GOAL:
Using the listing below, give the number of lines where "with" appears, and nothing else.

PROVIDED DATA:
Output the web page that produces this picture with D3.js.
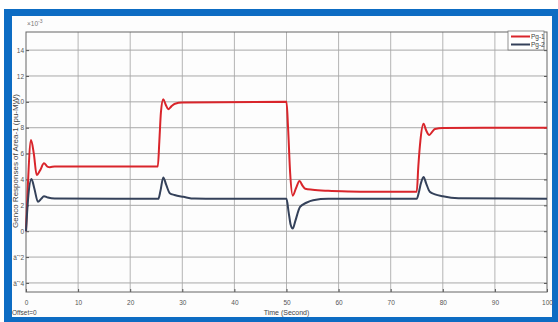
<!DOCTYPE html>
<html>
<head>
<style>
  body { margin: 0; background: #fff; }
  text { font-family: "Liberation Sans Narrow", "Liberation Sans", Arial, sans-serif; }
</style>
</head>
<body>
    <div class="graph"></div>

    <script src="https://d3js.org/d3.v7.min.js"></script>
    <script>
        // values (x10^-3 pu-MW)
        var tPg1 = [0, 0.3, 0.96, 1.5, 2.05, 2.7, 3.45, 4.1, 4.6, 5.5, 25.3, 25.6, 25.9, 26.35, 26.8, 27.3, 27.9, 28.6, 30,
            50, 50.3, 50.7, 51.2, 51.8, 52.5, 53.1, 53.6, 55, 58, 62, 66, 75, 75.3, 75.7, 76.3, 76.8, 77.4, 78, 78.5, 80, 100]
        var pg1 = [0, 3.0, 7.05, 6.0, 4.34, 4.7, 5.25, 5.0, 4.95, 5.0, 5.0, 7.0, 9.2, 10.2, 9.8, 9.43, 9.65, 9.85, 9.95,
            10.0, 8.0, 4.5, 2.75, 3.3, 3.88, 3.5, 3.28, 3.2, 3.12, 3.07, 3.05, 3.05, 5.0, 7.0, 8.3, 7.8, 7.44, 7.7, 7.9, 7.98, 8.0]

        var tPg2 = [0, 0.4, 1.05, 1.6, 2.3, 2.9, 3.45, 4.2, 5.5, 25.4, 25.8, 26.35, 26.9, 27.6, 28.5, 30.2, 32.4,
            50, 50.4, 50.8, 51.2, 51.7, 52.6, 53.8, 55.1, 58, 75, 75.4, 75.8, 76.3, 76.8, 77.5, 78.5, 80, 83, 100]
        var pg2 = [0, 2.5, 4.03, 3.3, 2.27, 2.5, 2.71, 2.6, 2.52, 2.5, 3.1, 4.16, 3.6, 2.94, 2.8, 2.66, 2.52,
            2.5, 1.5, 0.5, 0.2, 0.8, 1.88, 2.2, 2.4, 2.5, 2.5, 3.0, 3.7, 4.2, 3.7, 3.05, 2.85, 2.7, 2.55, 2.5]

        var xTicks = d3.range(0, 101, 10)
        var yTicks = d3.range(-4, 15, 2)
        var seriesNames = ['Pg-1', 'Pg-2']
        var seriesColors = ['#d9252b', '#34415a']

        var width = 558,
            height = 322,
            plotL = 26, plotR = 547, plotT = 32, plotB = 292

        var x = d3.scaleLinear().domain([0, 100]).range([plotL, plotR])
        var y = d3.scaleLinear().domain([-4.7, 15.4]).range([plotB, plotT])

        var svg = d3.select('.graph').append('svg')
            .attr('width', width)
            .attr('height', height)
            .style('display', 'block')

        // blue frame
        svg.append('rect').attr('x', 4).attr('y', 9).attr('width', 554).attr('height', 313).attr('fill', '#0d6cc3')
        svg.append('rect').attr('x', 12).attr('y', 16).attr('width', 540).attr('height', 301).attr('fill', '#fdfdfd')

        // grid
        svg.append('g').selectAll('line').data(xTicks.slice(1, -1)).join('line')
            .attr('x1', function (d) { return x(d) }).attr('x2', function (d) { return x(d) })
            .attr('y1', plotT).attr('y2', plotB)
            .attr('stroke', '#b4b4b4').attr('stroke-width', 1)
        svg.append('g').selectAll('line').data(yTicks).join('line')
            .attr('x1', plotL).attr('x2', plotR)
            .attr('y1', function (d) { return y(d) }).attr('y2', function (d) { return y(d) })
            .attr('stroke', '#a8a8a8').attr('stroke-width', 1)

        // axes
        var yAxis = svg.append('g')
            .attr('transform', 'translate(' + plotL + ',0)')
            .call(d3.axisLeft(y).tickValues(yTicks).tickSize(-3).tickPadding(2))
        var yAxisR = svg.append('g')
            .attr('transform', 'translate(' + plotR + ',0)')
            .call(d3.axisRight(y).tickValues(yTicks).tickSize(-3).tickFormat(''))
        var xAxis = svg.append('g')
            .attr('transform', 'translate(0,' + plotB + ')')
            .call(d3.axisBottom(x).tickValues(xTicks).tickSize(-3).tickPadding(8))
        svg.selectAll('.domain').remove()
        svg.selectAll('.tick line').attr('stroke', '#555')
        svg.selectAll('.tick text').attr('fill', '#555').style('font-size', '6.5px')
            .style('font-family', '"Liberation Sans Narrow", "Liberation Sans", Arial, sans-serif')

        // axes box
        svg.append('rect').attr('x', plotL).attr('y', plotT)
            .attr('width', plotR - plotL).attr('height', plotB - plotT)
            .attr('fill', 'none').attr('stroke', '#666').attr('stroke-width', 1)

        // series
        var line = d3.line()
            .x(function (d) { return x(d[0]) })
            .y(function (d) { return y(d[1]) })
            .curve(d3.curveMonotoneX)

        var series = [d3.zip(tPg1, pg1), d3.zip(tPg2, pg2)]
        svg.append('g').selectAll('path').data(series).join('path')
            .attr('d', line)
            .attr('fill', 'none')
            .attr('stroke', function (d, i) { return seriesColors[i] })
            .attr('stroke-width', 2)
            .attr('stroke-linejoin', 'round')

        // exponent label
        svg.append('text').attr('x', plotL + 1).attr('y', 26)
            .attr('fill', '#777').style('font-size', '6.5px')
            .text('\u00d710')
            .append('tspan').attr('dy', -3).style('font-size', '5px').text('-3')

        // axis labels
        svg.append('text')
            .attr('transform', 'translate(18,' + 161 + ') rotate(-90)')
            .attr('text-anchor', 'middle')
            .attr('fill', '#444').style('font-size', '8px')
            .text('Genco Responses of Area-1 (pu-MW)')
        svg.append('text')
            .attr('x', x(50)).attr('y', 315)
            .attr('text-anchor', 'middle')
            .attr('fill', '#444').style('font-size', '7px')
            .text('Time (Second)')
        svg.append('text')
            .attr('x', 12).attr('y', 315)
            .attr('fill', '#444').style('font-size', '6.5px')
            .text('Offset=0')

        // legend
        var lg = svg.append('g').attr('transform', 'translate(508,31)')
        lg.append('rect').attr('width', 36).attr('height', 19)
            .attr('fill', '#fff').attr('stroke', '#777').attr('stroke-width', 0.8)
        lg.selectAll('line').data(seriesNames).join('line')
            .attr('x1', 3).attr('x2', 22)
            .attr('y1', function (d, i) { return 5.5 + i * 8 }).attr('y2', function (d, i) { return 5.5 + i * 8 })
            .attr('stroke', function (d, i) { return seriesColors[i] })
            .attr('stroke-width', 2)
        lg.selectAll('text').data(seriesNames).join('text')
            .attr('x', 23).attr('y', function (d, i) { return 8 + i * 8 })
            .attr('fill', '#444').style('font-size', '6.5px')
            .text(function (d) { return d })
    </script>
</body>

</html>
==
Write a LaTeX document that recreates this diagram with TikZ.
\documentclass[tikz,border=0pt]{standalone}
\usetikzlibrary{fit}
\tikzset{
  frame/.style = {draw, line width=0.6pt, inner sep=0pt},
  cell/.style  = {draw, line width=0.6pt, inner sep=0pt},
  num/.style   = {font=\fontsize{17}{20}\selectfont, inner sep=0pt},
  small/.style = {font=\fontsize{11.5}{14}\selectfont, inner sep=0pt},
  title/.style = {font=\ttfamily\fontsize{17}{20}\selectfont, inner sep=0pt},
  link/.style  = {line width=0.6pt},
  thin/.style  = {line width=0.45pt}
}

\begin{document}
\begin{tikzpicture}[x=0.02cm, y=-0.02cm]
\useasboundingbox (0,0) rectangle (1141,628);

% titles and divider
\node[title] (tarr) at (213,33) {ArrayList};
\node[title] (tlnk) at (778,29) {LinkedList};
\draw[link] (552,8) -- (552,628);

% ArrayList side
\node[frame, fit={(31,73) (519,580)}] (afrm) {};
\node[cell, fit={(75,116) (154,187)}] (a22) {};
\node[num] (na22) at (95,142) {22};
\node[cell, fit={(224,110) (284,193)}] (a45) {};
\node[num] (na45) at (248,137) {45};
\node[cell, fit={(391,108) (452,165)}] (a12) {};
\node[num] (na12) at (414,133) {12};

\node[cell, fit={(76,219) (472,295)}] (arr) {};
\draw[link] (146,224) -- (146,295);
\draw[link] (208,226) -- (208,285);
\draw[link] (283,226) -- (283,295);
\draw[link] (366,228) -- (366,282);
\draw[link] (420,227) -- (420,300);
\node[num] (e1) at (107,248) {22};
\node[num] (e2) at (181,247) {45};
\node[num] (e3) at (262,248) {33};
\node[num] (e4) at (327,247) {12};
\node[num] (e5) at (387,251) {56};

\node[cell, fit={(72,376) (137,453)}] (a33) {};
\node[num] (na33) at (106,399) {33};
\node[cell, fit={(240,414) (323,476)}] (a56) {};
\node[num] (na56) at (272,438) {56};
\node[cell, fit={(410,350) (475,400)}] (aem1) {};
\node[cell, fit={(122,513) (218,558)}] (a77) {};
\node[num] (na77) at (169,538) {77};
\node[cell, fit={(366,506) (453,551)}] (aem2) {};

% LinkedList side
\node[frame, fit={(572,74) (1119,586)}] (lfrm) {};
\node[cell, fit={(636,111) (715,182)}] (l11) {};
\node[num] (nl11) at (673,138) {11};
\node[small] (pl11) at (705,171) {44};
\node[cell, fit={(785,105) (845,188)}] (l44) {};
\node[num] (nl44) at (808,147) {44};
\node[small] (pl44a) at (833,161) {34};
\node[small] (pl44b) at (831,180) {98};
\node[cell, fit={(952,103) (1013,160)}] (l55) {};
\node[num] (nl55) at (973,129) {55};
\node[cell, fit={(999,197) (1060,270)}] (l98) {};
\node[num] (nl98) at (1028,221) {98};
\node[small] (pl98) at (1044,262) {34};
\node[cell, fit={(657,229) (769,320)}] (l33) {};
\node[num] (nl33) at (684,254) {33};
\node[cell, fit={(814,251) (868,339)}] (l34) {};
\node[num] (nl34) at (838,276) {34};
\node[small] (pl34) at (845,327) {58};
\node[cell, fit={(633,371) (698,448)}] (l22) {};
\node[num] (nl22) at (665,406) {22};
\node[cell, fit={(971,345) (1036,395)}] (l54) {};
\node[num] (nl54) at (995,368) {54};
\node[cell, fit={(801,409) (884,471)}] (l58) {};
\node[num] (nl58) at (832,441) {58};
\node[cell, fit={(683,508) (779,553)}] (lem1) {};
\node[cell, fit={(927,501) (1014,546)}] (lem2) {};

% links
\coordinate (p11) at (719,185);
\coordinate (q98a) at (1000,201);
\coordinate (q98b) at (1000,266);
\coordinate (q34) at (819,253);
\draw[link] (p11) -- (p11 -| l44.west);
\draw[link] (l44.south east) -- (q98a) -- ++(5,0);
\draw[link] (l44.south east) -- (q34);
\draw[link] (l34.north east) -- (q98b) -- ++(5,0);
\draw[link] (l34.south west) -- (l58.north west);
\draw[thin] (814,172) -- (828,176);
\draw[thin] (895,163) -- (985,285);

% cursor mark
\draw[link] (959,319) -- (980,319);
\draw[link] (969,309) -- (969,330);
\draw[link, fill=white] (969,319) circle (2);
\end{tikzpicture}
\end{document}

EXERCISE ANSWER:
2